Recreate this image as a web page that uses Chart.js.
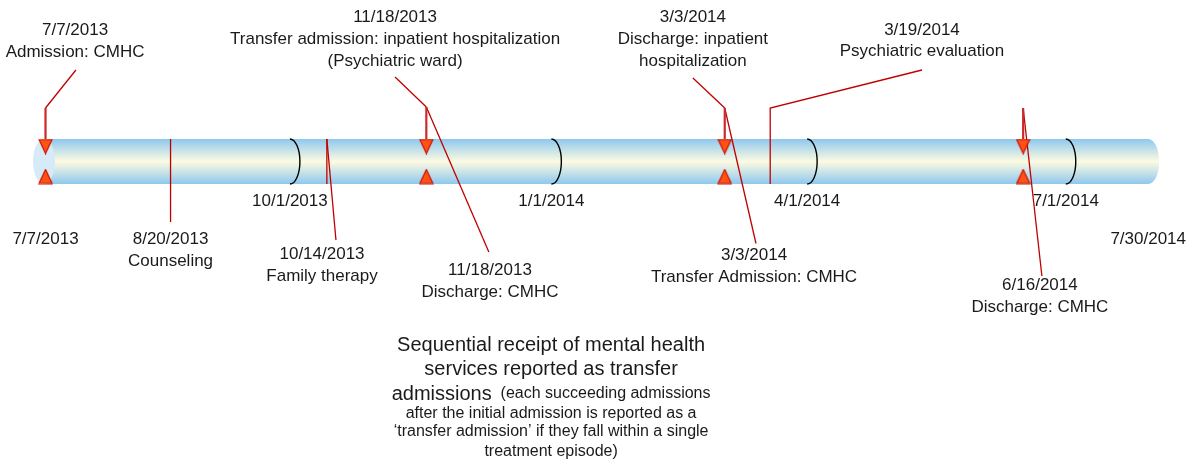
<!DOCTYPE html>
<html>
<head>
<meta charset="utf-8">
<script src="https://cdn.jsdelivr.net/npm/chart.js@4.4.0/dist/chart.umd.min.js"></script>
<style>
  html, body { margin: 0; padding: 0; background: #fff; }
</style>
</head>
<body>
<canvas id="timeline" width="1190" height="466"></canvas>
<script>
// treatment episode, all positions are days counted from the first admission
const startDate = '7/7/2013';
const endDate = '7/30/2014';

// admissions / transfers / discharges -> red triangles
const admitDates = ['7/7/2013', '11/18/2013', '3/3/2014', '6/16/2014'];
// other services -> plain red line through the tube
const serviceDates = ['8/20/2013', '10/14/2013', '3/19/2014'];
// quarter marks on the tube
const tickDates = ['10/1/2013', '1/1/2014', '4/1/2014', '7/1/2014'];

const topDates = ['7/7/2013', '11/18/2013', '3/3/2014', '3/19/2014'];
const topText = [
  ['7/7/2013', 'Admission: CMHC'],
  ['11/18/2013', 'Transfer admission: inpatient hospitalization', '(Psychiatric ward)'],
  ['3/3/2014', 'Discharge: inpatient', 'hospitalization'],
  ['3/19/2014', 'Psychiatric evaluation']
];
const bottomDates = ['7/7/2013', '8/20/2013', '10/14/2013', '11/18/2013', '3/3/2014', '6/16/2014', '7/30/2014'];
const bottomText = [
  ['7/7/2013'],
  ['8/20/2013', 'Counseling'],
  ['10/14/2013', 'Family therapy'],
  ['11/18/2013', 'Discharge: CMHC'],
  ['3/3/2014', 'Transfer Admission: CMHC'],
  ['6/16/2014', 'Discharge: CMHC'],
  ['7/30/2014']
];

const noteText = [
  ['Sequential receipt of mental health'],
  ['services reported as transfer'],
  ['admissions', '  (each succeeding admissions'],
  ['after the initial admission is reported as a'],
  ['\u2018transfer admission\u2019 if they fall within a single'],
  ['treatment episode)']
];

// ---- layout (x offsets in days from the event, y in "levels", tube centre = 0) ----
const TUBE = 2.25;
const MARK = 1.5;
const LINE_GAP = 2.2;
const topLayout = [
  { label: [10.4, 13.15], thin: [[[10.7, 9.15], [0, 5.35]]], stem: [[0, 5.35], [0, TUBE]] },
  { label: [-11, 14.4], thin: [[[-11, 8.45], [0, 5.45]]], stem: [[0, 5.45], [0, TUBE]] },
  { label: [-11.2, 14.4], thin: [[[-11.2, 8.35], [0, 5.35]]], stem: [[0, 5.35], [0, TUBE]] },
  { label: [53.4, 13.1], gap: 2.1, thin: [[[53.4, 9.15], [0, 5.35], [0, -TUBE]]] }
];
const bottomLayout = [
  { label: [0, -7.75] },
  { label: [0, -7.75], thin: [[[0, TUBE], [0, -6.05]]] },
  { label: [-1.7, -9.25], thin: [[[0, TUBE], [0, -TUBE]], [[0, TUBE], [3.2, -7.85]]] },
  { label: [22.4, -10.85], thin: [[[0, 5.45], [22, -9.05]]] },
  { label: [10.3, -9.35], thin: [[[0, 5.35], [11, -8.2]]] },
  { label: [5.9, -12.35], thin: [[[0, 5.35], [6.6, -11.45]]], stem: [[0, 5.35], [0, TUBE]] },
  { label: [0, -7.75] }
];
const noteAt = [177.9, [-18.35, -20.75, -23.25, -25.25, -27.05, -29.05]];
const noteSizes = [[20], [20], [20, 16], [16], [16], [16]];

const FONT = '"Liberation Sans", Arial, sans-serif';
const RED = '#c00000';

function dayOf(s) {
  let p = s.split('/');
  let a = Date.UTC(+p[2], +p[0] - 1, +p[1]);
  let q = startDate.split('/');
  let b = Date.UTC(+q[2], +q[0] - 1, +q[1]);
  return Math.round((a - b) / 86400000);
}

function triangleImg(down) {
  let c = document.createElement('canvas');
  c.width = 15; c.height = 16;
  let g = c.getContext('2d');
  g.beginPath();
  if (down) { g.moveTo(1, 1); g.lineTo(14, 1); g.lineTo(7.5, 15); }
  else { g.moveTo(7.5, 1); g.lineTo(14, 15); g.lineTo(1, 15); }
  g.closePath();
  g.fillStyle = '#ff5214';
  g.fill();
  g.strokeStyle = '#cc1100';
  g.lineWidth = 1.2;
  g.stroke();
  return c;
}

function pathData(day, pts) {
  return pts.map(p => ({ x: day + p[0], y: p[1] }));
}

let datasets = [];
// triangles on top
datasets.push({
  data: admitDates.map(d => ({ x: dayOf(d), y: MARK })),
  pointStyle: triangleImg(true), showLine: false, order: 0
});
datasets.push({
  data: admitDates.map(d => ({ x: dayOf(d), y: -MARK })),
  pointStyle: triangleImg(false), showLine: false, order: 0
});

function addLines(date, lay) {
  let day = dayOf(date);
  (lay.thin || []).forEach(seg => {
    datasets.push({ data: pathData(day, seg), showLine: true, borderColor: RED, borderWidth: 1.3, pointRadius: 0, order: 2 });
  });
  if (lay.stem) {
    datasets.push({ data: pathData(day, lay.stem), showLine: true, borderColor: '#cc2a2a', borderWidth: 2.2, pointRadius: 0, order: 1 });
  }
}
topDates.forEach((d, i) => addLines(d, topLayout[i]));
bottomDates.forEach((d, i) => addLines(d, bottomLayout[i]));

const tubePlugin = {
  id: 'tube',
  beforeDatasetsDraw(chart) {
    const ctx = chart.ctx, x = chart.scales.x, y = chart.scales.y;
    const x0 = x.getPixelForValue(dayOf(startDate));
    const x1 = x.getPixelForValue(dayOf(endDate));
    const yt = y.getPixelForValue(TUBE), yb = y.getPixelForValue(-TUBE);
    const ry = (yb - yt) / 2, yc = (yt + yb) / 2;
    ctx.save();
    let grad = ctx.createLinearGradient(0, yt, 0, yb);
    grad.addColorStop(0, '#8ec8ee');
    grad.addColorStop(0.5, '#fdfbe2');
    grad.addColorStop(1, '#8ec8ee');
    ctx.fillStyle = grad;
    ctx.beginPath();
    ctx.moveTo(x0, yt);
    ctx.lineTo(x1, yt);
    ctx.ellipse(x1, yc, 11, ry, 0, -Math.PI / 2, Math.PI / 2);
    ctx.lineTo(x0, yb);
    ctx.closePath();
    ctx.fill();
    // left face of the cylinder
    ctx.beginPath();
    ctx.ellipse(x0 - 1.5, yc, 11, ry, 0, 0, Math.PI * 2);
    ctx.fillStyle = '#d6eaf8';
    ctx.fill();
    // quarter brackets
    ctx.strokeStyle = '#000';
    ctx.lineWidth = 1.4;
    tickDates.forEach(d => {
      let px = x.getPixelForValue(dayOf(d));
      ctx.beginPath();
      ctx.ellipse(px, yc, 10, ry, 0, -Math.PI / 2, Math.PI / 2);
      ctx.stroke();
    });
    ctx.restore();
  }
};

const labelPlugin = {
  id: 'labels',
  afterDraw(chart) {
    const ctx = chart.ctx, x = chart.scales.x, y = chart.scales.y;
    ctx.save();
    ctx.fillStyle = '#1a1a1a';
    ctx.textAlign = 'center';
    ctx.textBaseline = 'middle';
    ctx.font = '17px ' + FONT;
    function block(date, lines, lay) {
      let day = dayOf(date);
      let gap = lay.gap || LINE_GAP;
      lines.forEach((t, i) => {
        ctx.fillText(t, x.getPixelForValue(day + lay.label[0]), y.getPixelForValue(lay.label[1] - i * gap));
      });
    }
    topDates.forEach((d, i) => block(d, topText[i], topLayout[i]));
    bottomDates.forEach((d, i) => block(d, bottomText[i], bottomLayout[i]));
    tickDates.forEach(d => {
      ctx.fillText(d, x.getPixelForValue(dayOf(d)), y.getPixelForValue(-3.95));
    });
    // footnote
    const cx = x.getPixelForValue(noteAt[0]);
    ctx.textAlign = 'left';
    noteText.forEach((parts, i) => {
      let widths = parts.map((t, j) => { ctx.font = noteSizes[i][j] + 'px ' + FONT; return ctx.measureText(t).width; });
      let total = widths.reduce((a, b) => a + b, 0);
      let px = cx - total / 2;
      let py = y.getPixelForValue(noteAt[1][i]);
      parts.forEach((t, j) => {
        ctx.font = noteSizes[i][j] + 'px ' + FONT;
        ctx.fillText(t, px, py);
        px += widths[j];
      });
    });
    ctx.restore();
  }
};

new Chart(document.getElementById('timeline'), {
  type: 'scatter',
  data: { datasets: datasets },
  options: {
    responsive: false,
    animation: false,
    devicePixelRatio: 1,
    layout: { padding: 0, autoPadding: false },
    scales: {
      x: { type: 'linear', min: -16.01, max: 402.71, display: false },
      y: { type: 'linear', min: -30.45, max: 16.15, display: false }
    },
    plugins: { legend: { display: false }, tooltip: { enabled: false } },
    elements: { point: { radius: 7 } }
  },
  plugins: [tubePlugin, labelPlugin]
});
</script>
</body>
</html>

_ _ _ _

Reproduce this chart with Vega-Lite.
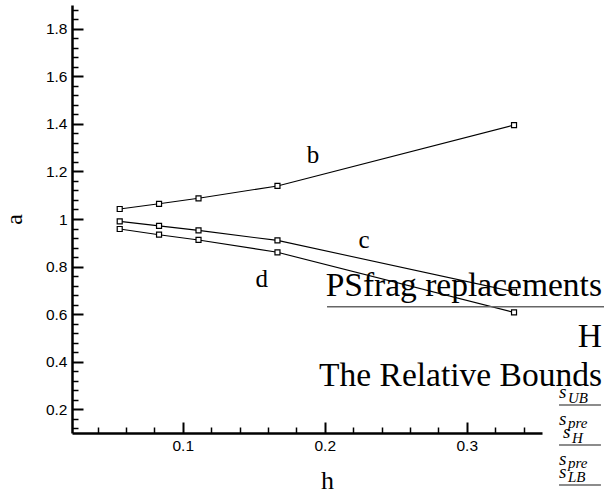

_ _ _ _

### The exercise
Output nothing except the lines from the one containing "Recreate this image" through the one containing "['10/1/2013', '1/1/2014', '4/1/2014', '7/1/2014'];", both kept, with the pictures removed.

### Completed exercise
Recreate this image as a web page that uses Chart.js.
<!DOCTYPE html>
<html>
<head>
<meta charset="utf-8">
<script src="https://cdn.jsdelivr.net/npm/chart.js@4.4.0/dist/chart.umd.min.js"></script>
<style>
  html, body { margin: 0; padding: 0; background: #fff; }
</style>
</head>
<body>
<canvas id="timeline" width="1190" height="466"></canvas>
<script>
// treatment episode, all positions are days counted from the first admission
const startDate = '7/7/2013';
const endDate = '7/30/2014';

// admissions / transfers / discharges -> red triangles
const admitDates = ['7/7/2013', '11/18/2013', '3/3/2014', '6/16/2014'];
// other services -> plain red line through the tube
const serviceDates = ['8/20/2013', '10/14/2013', '3/19/2014'];
// quarter marks on the tube
const tickDates = ['10/1/2013', '1/1/2014', '4/1/2014', '7/1/2014'];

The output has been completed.